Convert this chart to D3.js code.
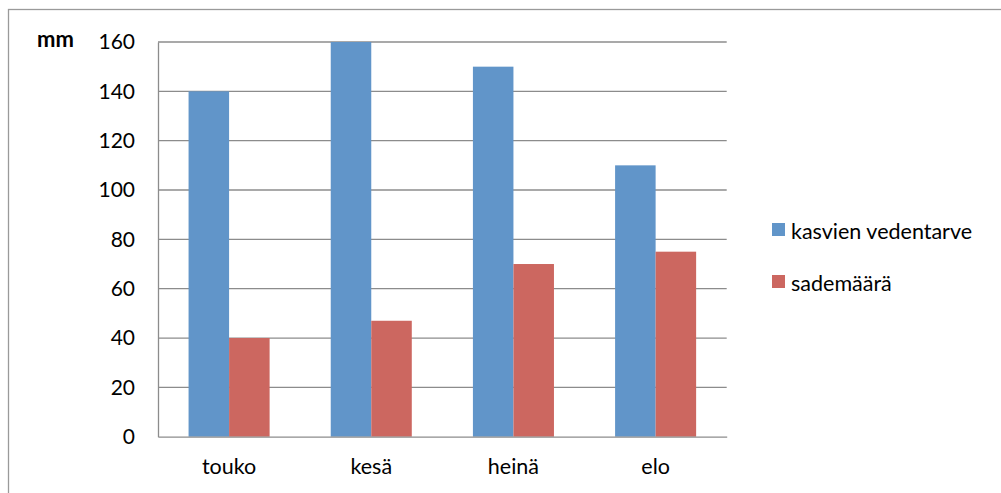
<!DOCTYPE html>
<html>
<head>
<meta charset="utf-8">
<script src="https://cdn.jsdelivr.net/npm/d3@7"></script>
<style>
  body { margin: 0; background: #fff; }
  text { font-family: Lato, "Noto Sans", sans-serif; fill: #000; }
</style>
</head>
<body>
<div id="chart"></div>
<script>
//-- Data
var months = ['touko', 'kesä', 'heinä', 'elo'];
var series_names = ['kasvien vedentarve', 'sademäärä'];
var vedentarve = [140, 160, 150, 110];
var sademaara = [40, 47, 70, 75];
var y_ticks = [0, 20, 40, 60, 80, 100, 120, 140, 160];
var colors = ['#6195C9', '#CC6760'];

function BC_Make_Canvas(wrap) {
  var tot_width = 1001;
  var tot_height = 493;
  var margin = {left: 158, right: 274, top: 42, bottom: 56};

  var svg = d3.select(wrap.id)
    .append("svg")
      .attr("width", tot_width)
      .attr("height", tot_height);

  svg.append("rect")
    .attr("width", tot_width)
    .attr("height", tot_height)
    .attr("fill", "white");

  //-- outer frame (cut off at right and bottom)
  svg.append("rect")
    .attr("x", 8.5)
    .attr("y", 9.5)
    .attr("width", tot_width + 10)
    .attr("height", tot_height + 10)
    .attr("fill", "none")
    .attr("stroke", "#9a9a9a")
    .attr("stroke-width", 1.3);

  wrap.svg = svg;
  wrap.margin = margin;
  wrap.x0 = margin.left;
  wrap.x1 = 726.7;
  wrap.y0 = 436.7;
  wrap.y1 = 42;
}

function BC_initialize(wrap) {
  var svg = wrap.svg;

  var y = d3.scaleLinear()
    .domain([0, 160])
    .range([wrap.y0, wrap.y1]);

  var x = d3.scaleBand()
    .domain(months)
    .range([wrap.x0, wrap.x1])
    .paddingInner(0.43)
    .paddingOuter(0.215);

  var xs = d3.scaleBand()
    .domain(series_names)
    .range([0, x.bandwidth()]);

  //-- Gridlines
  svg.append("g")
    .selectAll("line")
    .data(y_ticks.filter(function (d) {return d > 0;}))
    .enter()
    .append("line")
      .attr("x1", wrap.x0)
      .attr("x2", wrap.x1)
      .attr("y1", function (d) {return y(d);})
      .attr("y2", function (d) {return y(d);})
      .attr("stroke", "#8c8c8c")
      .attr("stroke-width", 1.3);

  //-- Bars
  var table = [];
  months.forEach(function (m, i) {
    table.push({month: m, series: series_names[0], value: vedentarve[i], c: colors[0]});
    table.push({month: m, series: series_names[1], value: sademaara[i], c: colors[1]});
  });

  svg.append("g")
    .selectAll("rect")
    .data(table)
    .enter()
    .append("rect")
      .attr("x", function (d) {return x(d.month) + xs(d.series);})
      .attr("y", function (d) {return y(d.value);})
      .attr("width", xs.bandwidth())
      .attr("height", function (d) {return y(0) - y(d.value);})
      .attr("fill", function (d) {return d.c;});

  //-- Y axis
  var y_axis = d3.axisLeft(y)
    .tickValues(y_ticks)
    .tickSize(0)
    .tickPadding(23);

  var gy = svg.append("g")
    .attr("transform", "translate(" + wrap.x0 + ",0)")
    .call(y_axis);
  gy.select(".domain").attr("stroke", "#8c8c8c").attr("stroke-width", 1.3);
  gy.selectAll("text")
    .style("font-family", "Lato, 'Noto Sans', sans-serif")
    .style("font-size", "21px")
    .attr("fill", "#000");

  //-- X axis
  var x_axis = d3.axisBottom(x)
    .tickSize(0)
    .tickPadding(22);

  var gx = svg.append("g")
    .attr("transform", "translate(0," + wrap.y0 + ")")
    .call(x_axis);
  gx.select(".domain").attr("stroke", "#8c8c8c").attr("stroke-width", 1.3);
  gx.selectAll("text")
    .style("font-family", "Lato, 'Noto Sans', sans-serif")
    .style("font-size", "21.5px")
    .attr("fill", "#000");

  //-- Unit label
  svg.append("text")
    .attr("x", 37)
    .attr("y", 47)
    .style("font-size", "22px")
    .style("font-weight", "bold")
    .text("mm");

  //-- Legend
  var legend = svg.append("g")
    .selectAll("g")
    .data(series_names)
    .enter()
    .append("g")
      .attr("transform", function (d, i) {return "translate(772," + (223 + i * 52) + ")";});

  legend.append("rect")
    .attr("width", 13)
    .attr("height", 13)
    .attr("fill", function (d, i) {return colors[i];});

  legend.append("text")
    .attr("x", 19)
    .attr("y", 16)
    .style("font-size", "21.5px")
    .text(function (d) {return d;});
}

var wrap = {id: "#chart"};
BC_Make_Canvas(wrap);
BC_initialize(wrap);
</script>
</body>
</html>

...

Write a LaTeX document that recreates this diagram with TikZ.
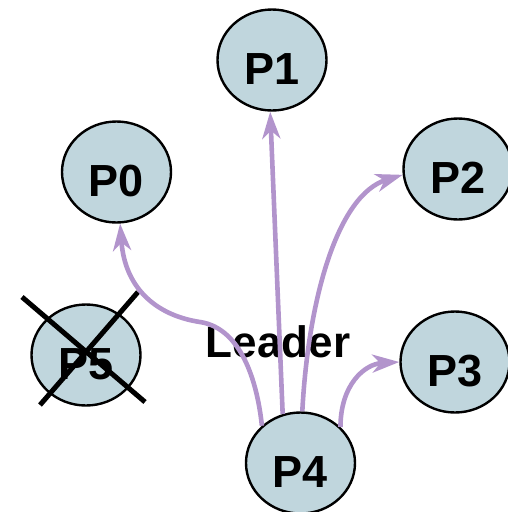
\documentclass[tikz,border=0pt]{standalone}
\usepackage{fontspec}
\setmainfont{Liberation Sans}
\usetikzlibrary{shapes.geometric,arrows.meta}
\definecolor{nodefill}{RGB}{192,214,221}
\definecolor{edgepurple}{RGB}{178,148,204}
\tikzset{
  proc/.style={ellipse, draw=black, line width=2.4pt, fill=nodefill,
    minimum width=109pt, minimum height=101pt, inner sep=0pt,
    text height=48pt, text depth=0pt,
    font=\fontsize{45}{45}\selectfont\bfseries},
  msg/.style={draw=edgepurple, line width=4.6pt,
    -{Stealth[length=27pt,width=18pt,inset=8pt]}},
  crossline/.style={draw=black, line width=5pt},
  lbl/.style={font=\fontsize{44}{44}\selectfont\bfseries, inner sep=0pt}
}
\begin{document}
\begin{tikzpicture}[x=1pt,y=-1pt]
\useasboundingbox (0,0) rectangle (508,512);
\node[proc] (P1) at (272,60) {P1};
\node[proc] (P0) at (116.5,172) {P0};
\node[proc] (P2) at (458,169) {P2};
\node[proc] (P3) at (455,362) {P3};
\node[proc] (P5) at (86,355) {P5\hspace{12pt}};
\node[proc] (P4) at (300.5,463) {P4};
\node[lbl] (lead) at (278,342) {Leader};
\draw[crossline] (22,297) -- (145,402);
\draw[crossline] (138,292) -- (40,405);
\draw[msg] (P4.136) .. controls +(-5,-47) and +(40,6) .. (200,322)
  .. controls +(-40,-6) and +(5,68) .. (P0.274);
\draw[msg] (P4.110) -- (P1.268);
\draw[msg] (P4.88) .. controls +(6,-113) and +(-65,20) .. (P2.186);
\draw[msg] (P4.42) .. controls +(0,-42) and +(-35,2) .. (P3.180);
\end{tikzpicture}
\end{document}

TASK OBJECTIVE: Show every line where the string "chart" appears.

SOLUTION FOR THIS TASK:
Convert this chart to D3.js code.
<div id="chart"></div>
var wrap = {id: "#chart"};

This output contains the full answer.